--- begin ---
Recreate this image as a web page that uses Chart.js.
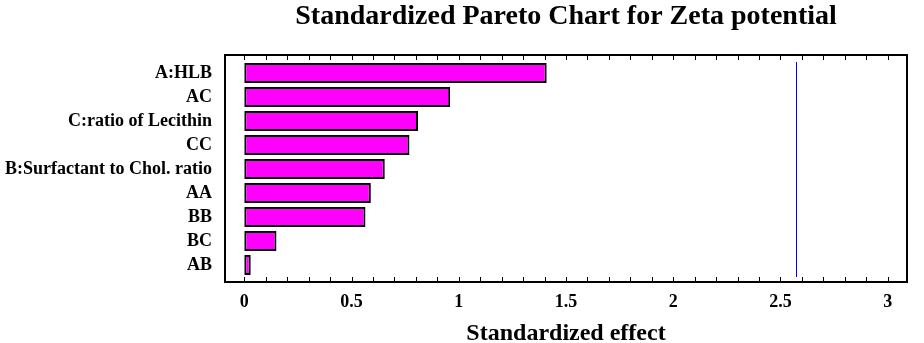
<!DOCTYPE html>
<html>
<head>
<meta charset="utf-8">
<script src="https://cdn.jsdelivr.net/npm/chart.js@4/dist/chart.umd.min.js"></script>
<style>
    html, body { margin: 0; padding: 0; background: #fff; }
    #wrap { width: 924px; height: 343px; }
</style>
</head>
<body>
<div id="wrap"><canvas id="pareto"></canvas></div>
<script>
const effects = ['A:HLB', 'AC', 'C:ratio of Lecithin', 'CC', 'B:Surfactant to Chol. ratio', 'AA', 'BB', 'BC', 'AB'];
const standardizedEffect = [1.41, 0.96, 0.81, 0.77, 0.655, 0.59, 0.565, 0.15, 0.03];
const criticalValue = 2.571;
const xTicks = [0, 0.5, 1, 1.5, 2, 2.5, 3];

const serif = '"Liberation Serif", "Times New Roman", serif';

// frame, inward ticks, critical line and title
const paretoDecor = {
    id: 'paretoDecor',
    afterDatasetsDraw(chart) {
        const ctx = chart.ctx;
        const area = chart.chartArea;
        const x = chart.scales.x;
        const top = area.top - 6;
        const bottom = area.bottom + 5;

        ctx.save();
        ctx.strokeStyle = '#0000ff';
        ctx.lineWidth = 1;
        const cx = Math.round(x.getPixelForValue(criticalValue)) + 0.5;
        ctx.beginPath();
        ctx.moveTo(cx, area.top + 1);
        ctx.lineTo(cx, area.bottom);
        ctx.stroke();

        ctx.strokeStyle = '#000';
        ctx.lineWidth = 2;
        ctx.strokeRect(area.left, top, area.right - area.left, bottom - top);

        ctx.lineWidth = 1;
        for (let i = 0; i <= 30; i++) {
            const px = Math.round(x.getPixelForValue(i / 10)) + 0.5;
            ctx.beginPath();
            ctx.moveTo(px, top);
            ctx.lineTo(px, top + 5);
            ctx.moveTo(px, bottom);
            ctx.lineTo(px, bottom - 5);
            ctx.stroke();
        }

        ctx.fillStyle = '#000';
        ctx.font = 'bold 28px ' + serif;
        ctx.textAlign = 'center';
        ctx.textBaseline = 'middle';
        ctx.fillText('Standardized Pareto Chart for Zeta potential', (area.left + area.right) / 2, 17);
        ctx.restore();
    }
};

new Chart(document.getElementById('pareto'), {
    type: 'bar',
    data: {
        labels: effects,
        datasets: [{
            data: standardizedEffect,
            backgroundColor: '#ff00ff',
            borderColor: '#000',
            borderWidth: 2,
            borderSkipped: false,
            barPercentage: 0.84,
            categoryPercentage: 1
        }]
    },
    options: {
        indexAxis: 'y',
        responsive: true,
        maintainAspectRatio: false,
        animation: false,
        layout: { padding: { top: 61, right: 17, left: 0, bottom: 0 } },
        plugins: {
            legend: { display: false },
            tooltip: { enabled: false },
            title: { display: false }
        },
        scales: {
            x: {
                type: 'linear',
                min: -0.09,
                max: 3.09,
                afterFit: (s) => { s.height = 66; },
                afterBuildTicks: (s) => { s.ticks = xTicks.map(v => ({ value: v })); },
                grid: { display: false, drawTicks: false },
                border: { display: false },
                ticks: {
                    padding: 15,
                    color: '#000',
                    font: { family: serif, size: 18, weight: 'bold' },
                    callback: (v) => String(v)
                },
                title: {
                    display: true,
                    text: 'Standardized effect',
                    color: '#000',
                    font: { family: serif, size: 24, weight: 'bold' },
                    padding: { top: 0, bottom: -5 }
                }
            },
            y: {
                type: 'category',
                offset: true,
                afterFit: (s) => { s.width = 225; },
                grid: { display: false, drawTicks: false },
                border: { display: false },
                ticks: {
                    autoSkip: false,
                    padding: 13,
                    color: '#000',
                    font: { family: serif, size: 18, weight: 'bold' }
                }
            }
        }
    },
    plugins: [paretoDecor]
});
</script>
</body>
</html>
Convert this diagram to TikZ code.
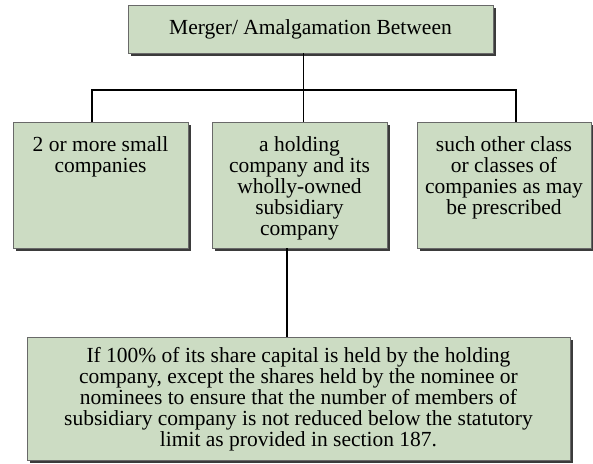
\documentclass[tikz,border=0pt]{standalone}
\usepackage{fontspec}
\setmainfont{Liberation Serif}
\usepackage{tikz}
\usetikzlibrary{
  positioning,
  shadows
}
\definecolor{BoxGreen}{RGB}{204,220,195}
\definecolor{BoxEdge}{RGB}{105,105,105}

\begin{document}
\begin{tikzpicture}[x=1pt,y=-1pt,
  font=\fontsize{21.5}{21}\selectfont,
  box/.style={draw=BoxEdge, line width=0.7pt, fill=BoxGreen,
    inner sep=0pt, outer sep=0pt,
    drop shadow={shadow xshift=2.5pt, shadow yshift=-2.5pt,
      fill=black!85, opacity=0.9}},
  txt/.style={align=center, inner sep=0pt},
  link/.style={line width=1.1pt, black}]
  \useasboundingbox (0,0) rectangle (593,463);

  % ---------- 方框 ----------
  \node[box, minimum width=365, minimum height=48] (merger) at (310.5,29)
    {Merger/ Amalgamation Between};
  \node[box, minimum width=175, minimum height=126] (small) at (100.5,185) {};
  \node[box, minimum width=175, minimum height=126] (holding) at (299.5,185) {};
  \node[box, minimum width=174, minimum height=126] (other) at (504,185) {};
  \node[box, minimum width=543, minimum height=123] (cond) at (298.5,398.5) {};

  % 文字（靠上）
  \node[txt, below=14pt of small.north] (smallT)
    {2 or more small\\companies};
  \node[txt, below=14pt of holding.north] (holdingT)
    {a holding\\company and its\\wholly-owned\\subsidiary\\company};
  \node[txt, below=14pt of other.north] (otherT)
    {such other class\\or classes of\\companies as may\\be prescribed};
  \node[txt, below=10pt of cond.north] (condT)
    {If 100\% of its share capital is held by the holding\\
     company, except the shares held by the nominee or\\
     nominees to ensure that the number of members of\\
     subsidiary company is not reduced below the statutory\\
     limit as provided in section 187.};

  % ---------- 连线 ----------
  \coordinate (busL) at (92,90);
  \coordinate (busM) at (303.5,90);
  \coordinate (busR) at (516,90);
  \coordinate (drop) at (287,0);
  \draw[link] (busM |- merger.south) -- (busM |- holding.north);
  \draw[link] (busL |- small.north) -- (busL) -- (busR) -- (busR |- other.north);
  \draw[link] (drop |- holding.south) -- (drop |- cond.north);
\end{tikzpicture}
\end{document}
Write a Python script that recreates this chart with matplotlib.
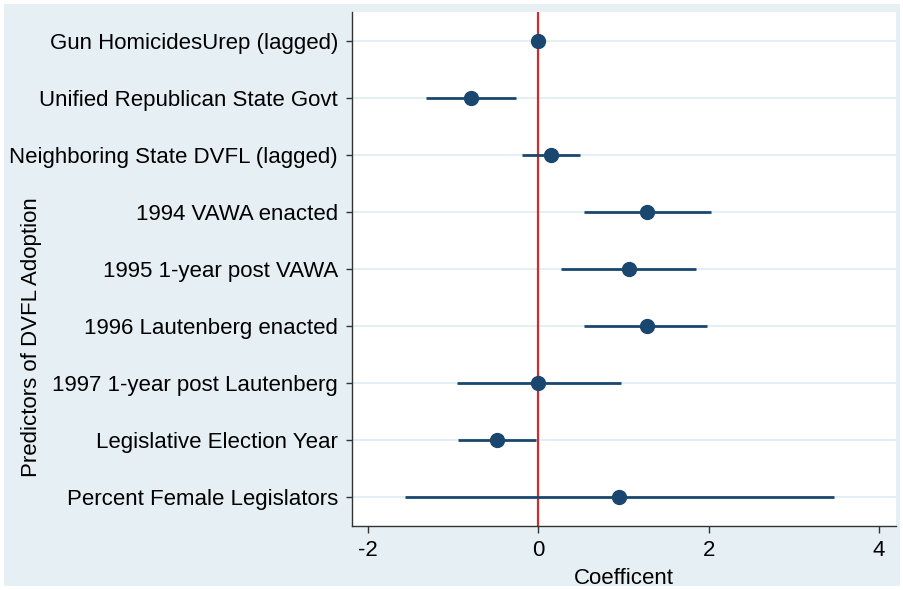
import numpy as np
import matplotlib
matplotlib.use('Agg')
import matplotlib.pyplot as plt
from matplotlib.patches import Rectangle

# данные: коэффициенты и доверительные интервалы
labels = ['Gun HomicidesUrep (lagged)',
          'Unified Republican State Govt',
          'Neighboring State DVFL (lagged)',
          '1994 VAWA enacted',
          '1995 1-year post VAWA',
          '1996 Lautenberg enacted',
          '1997 1-year post Lautenberg',
          'Legislative Election Year',
          'Percent Female Legislators']
coef = [0.00, -0.79, 0.15, 1.28, 1.06, 1.27, 0.00, -0.49, 0.95]
ci_low = [-0.01, -1.325, -0.19, 0.54, 0.27, 0.54, -0.96, -0.94, -1.57]
ci_high = [0.01, -0.26, 0.49, 2.03, 1.85, 1.98, 0.975, -0.03, 3.475]
xticks = [-2, 0, 2, 4]

plt.rcParams['font.family'] = ['Liberation Sans', 'DejaVu Sans']

navy = '#1a476f'
bg = '#e6f0f4'

fig = plt.figure(figsize=(9.04, 5.90), dpi=100, facecolor='white')
fig.patches.append(Rectangle((4/904, 4/590), 896/904, 582/590,
                             transform=fig.transFigure, facecolor=bg,
                             edgecolor='none', zorder=-10))
ax = fig.add_axes([352/904, 1-526/590, (896-352)/904, (526-12)/590])
ax.set_facecolor('white')

y = np.arange(1, len(labels)+1)
for yi in y:
    ax.axhline(yi, color='#e4eff3', lw=1.4, zorder=0)

ax.axvline(0, color='#d32a2a', lw=1.6, zorder=1)
ax.hlines(y, ci_low, ci_high, color=navy, lw=2.0, zorder=2)
ax.plot(coef, y, 'o', color=navy, markersize=10, zorder=3)

ax.set_xlim(-2.19, 4.2)
ax.set_ylim(9.5, 0.5)
ax.set_yticks(y)
ax.set_yticklabels(labels, fontsize=16)
ax.set_xticks(xticks)
ax.set_xticklabels([str(t) for t in xticks], fontsize=16)
ax.tick_params(axis='y', length=4, width=1, color='#333333', pad=6)
ax.tick_params(axis='x', length=5, width=1, color='#333333', pad=5)

for s in ['top', 'right']:
    ax.spines[s].set_visible(False)
for s in ['left', 'bottom']:
    ax.spines[s].set_color('#333333')
    ax.spines[s].set_linewidth(1)

ax.set_xlabel('Coefficent', fontsize=16, labelpad=5)
# подпись оси Y смещена вниз, как в оригинале
fig.text(32/904, 1-337/590, 'Predictors of DVFL Adoption', fontsize=16,
         rotation=90, ha='center', va='center')

fig.savefig('out.png', dpi=100, facecolor=fig.get_facecolor())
--- end ---
▶ Directive: Check every line of the listing for the string "script" and report how many lines have it, as a number alone.

▶ Final result: 4